Modern research tends to support the second idea. Cats are creatures of habit that dislike sudden changes. Predictable routines reduce their stress and help them feel secure. That drive for stability can look like bossiness: insisting doors stay open, demanding meals on time, reacting strongly to moved furniture.
What feels like tyranny often comes from a basic need: control over territory, resources and routine to stay safe.
That said, some cats do show behaviours that resemble dominance in multi-cat households: blocking access to food bowls, guarding litter trays, or stalking timid companions. Around humans, the same instincts can surface in subtler ways — monopolising the best spots, guarding doorways, or swatting when you pass.
Three pillars of feline “power” at home
| Area | What the cat does | Effect on humans |
|---|---|---|
| Space | Occupies high places and key passageways | People walk around, adjust where they sit or sleep |
| Resources | Controls access to food spots, litter, favourite rooms | Owners change layouts and timing to avoid stress |
| Routine | Insists on set times for meals, play, attention | Daily schedule gradually bends around the cat |
Calling this a “coup” says more about us than them. We read human-style motivations into an animal that, at its core, just wants safety, comfort and reliable access to what it needs.
How to live with a “house ruler” without losing your mind
Accepting that your cat shapes the home doesn’t mean giving up all control. Small environmental and behavioural tweaks can balance the relationship.
Adjust the territory, not the affection
Giving the cat multiple high perches around the house can reduce competition over one prized spot. Wall shelves, window hammocks and sturdy cat trees spread out their “lookouts”. This often leads to fewer confrontations at doorways or on the back of the sofa.
Adding more than one litter tray, water bowl and resting place also limits resource guarding. The general guideline many vets use is: number of cats + 1 for litter boxes, adjusted for space constraints.
Structured play in the evening helps too. Short, intense sessions with a fishing-rod toy or laser pointer burn off hunting energy before bedtime. A tired cat is less inclined to stage 4am hallway sprints.
Reading the small signs before they escalate
Some “dominating” behaviours are early warnings of stress. A cat that suddenly blocks doors, growls when moved, or becomes obsessed with controlling access to one room might be anxious or unwell.
Key signs worth noting include:
- Increased aggression when you approach certain spots.
- Refusal to use the litter tray if another animal is nearby.
- Constant pacing between doors or windows.
- Clinginess followed by sharp, defensive reactions.

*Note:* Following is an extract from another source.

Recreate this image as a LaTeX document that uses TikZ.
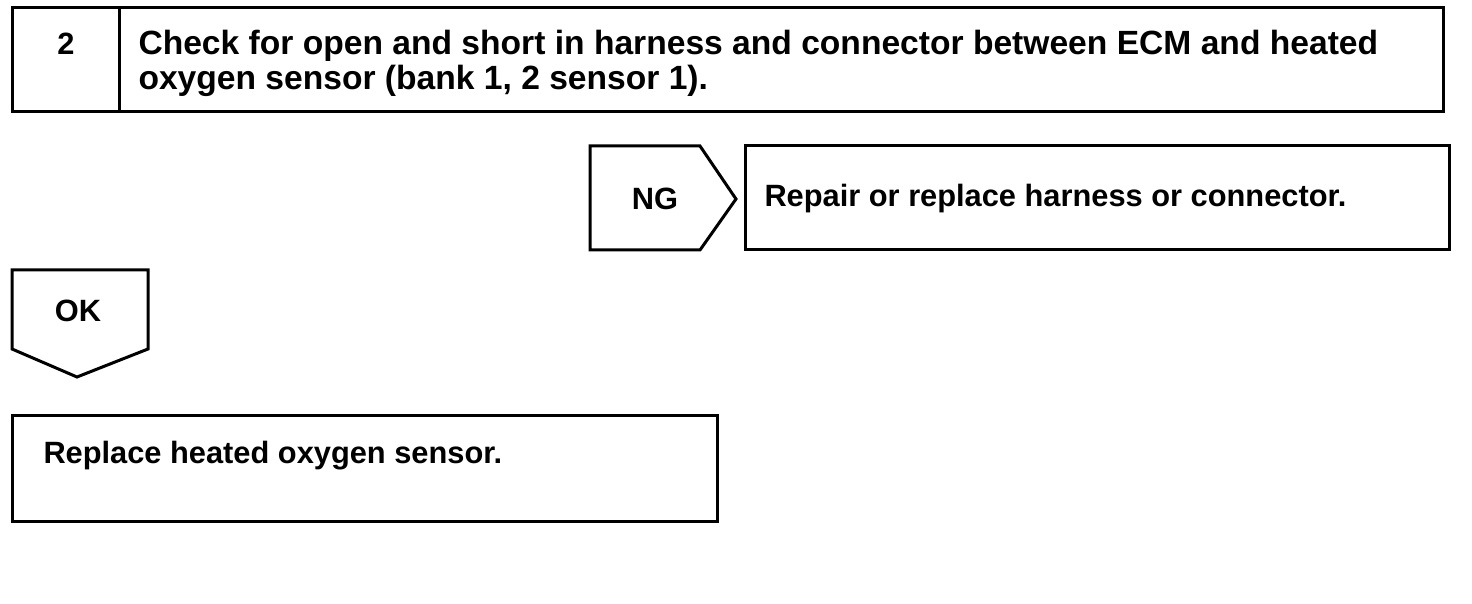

In such cases, a vet check is useful to rule out pain or illness. If health is fine, a behaviourist can suggest ways to adjust the environment, enrich the cat’s life and reduce the sense of needing to “control everything”.
Why we so often feel outsmarted
Part of the fascination comes from how cats manipulate cause and effect. They notice patterns fast: this noise gets the door opened, that meow gets the treat, this stare makes the human stand up. Many owners report that their cat seems to “press buttons” — performing specific actions that reliably trigger a human response.

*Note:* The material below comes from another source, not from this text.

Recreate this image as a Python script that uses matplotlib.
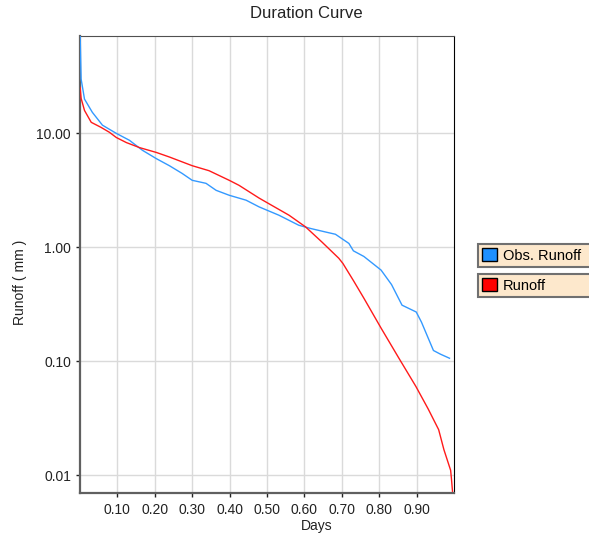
import numpy as np
import matplotlib
matplotlib.use('Agg')
import matplotlib.pyplot as plt
import matplotlib.patches as mpatches

plt.rcParams['font.family'] = ['Liberation Sans', 'DejaVu Sans']

# exceedance fraction vs runoff (mm)
obs_x = [0.0, 0.0005, 0.003, 0.012, 0.033, 0.06, 0.097, 0.132, 0.167, 0.204,
         0.239, 0.273, 0.30, 0.337, 0.364, 0.399, 0.444, 0.479, 0.532, 0.585,
         0.617, 0.657, 0.683, 0.719, 0.731, 0.759, 0.805, 0.833, 0.861, 0.899,
         0.913, 0.945, 0.964, 0.988]
obs_y = [75.0, 70.0, 30.0, 20.0, 15.3, 11.8, 10.0, 8.7, 7.1, 6.0,
         5.2, 4.45, 3.87, 3.64, 3.16, 2.86, 2.59, 2.26, 1.91, 1.56,
         1.46, 1.36, 1.30, 1.08, 0.93, 0.83, 0.63, 0.47, 0.31, 0.27,
         0.22, 0.124, 0.115, 0.106]

sim_x = [0.0, 0.0005, 0.003, 0.012, 0.03, 0.056, 0.079, 0.097, 0.124, 0.159,
         0.204, 0.239, 0.30, 0.345, 0.399, 0.425, 0.479, 0.513, 0.559, 0.603,
         0.647, 0.692, 0.703, 0.731, 0.759, 0.805, 0.852, 0.898, 0.931, 0.959,
         0.973, 0.991, 0.993, 0.996]
sim_y = [25.3, 25.0, 20.3, 15.9, 12.5, 11.3, 10.2, 9.2, 8.3, 7.5,
         6.8, 6.2, 5.2, 4.7, 3.87, 3.5, 2.7, 2.33, 1.91, 1.51,
         1.11, 0.80, 0.72, 0.51, 0.357, 0.195, 0.107, 0.060, 0.038, 0.025,
         0.0167, 0.011, 0.0094, 0.0072]

xticks = [0.1, 0.2, 0.3, 0.4, 0.5, 0.6, 0.7, 0.8, 0.9]
yticks = [0.01, 0.1, 1.0, 10.0]

W, H = 589, 536
fig = plt.figure(figsize=(W / 100, H / 100), dpi=100)
ax = fig.add_axes([80 / W, 1 - 493 / H, 374 / W, 457 / H])

ax.plot(obs_x, obs_y, color='#3399FF', lw=1.0, zorder=3)
ax.plot(sim_x, sim_y, color='#FF1A1A', lw=1.0, zorder=3)

ax.set_yscale('log')
ax.set_xlim(0, 1)
ax.set_ylim(0.00695, 71.6)
ax.set_xticks(xticks)
ax.set_xticklabels(['%.2f' % v for v in xticks])
ax.set_yticks(yticks)
ax.set_yticklabels(['%.2f' % v for v in yticks])
ax.yaxis.set_minor_locator(matplotlib.ticker.NullLocator())
ax.tick_params(labelsize=10, length=3, width=1, colors='#222222')
ax.tick_params(axis='x', pad=4.5)
ax.grid(True, color='#DADADA', lw=1)
ax.set_axisbelow(True)

for side in ['left', 'bottom']:
    ax.spines[side].set_color('#606060')
    ax.spines[side].set_linewidth(1.6)
ax.spines['top'].set_color('#505050')
ax.spines['right'].set_color('black')

fig.text(306 / W, 1 - 14 / H, 'Duration Curve', ha='center', va='center',
         fontsize=12, color='#222222')
fig.text(317 / W, 1 - 526 / H, 'Days', ha='center', va='center',
         fontsize=10, color='#222222')
fig.text(20 / W, 1 - 282 / H, 'Runoff ( mm )', ha='center', va='center',
         rotation=90, fontsize=10, color='#222222')

# two separate legend boxes, as in the original
entries = [('Obs. Runoff', '#1E90FF', 244), ('Runoff', '#FF0000', 274)]
for label, c, ytop in entries:
    h = mpatches.Patch(facecolor=c, edgecolor='black', lw=1)
    leg = fig.legend(handles=[h], labels=[label], loc='upper left',
                     bbox_to_anchor=(478 / W, 1 - (ytop + 24) / H, 130 / W, 24 / H),
                     mode='expand', borderaxespad=0, fancybox=False,
                     fontsize=10.5, handlelength=1.0, handleheight=1.0,
                     handletextpad=0.4, borderpad=0.3, framealpha=1)
    leg.get_frame().set_facecolor('#FDE8CC')
    leg.get_frame().set_edgecolor('#707070')
    leg.get_frame().set_linewidth(1.5)

fig.savefig('out.png', dpi=100)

From a psychological angle, this is a neat example of what scientists call “contingency learning”: understanding that one event leads to another. We use it all the time, but so do they. The difference is that we rarely notice they’re doing it to us.
Imagine a simple scenario: every evening, you sit on the sofa at 8pm and your cat jumps up for cuddles. One day, you’re late. The cat waits, then starts pawing the remote, meowing at the sofa, or pacing in front of you. They’re not just seeking affection; they’re flagging a broken routine. When you finally sit, the pattern resets — and the cat learns that persistence sometimes repairs their schedule.
Understanding these mechanisms takes some of the mystery out of your “tiny tyrant”. The cat that seems to rule the roost is often just highly efficient at adjusting a shared environment to meet its needs, while you quietly adjust yours around it — usually without even noticing who changed first.